Diante das intenções autoritárias reveladas cotidianamente nas investigações da Polícia Federal sobre o episódio, o relator do parecer apresentado pela Comissão de Criminologia, Rafael Borges, destacou que não é conveniente ao Congresso aprovar o projeto. “Anistiar golpistas a um tempo em que sequer existe clareza sobre a capilaridade da trama, o nível de envolvimento de agentes de segurança pública e das Forças Armadas, as fontes de financiamento da tentativa de golpe e até mesmo eventuais conexões internacionais, é evidentemente prematuro, inconveniente e alérgico à boa técnica jurídica”, defendeu o advogado.
Leila Bittencourt
A consócia Leila Bittencourt, que fez a relatoria do parecer da Comissão de Direito Constitucional, lembrou que o autor do projeto de lei, senador Hamilton Mourão (Republicanos/ RS), era vice-presidente do ex-chefe do Poder Executivo, cuja relação com os crimes do 8 de janeiro é alvo de investigação: “Para um membro do governo derrotado, que integrava o grupo que praticou os atos golpistas, é suspeito para avaliar o conjunto probatório elencado nos autos daqueles processos”.
João Carlos Castellar
Segundo João Carlos Castellar, relator do parecer da Comissão de Direito Penal, diferente do que a justificativa do projeto de lei afirma, a invasão às sedes dos Três Poderes não foi um simples protesto. “O que restou apurado foi a realização de uma sucessão de fatos intencionalmente praticados por integrantes da cúpula do governo Bolsonaro e por seus seguidores, com a finalidade de, por meios violentos, abolir o Estado Democrático de Direito e depor, através de golpe de Estado, o governo legitimamente eleito”, apontou.
Castellar afirmou que o objetivo das invasões torna inaplicável aos acusados e condenados o excludente de ilicitude previsto no Código Penal. A norma só é empregada quando a ação se refere à atividade jornalística ou à reivindicação de direitos e garantias constitucionais por meio de manifestação política com propósitos sociais. O advogado defendeu que as condenações estão de acordo com a norma jurídica brasileira, sem exageros ou desproporcionalidade: “As penas cominadas para as condutas criminosas perpetradas foram previamente votadas pelo Congresso Nacional, lembrando que a Lei 14.197, que instituiu os crimes contra o Estado Democrático de Direito, veio à lume em 2021”.

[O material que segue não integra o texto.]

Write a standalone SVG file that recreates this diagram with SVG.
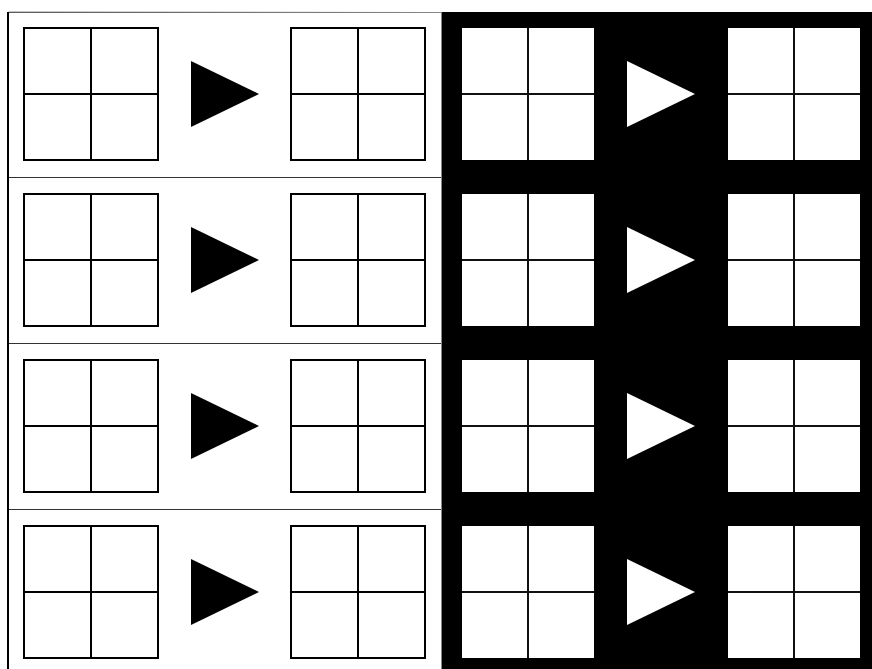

Ainda de acordo com Rafael Borges, a anistia como instrumento de política criminal é indispensável para mitigar o alto índice de encarceramento do Brasil, no entanto, não convém ser usada quando o objetivo é conter os danos produzidos por pessoas e grupos em desalinho com a ordem democrática. “Quando se cogita anistiar golpistas, cogita-se fazer uso de ferramenta democrática de controle do poder punitivo justamente em favor de pessoas que menoscabaram da democracia, sugerindo que nossas instituições acabassem ou ficassem submetidas a um comando único e autoritário, quiçá armado”, sublinhou o advogado.
Lembrando que a anistia tem como origem histórica e etimológica o esquecimento, Leila Bittencourt ressaltou que o instituto não pode ser aplicado em um caso que precisa ser lembrado, justamente para evitar sua repetição. Além disso, ela destacou que os agentes envolvidos nos atos terroristas permanecem instigando a abolição da democracia. “Como perdoar por atos que continuam perpetrados pelo mesmo grupo de apoiadores do ex-presidente da República, conforme a convocação para os protestos do dia da proclamação da República, em 15 de novembro de 2023?”, questionou a consócia.
A relatora pontuou, ainda, que todos os processados tiveram oportunidade de defesa. Do mesmo modo, ela afirmou que violações a prerrogativas dos advogados contratados pelos acusados não foram provadas, invalidando o uso do cerceamento da defesa como argumento para a anistia. “Questionamentos sobre atuação dos advogados nunca foram nem serão motivação para aprovação de anistia dos condenados que agiram contra a democracia”, completou Bittencourt.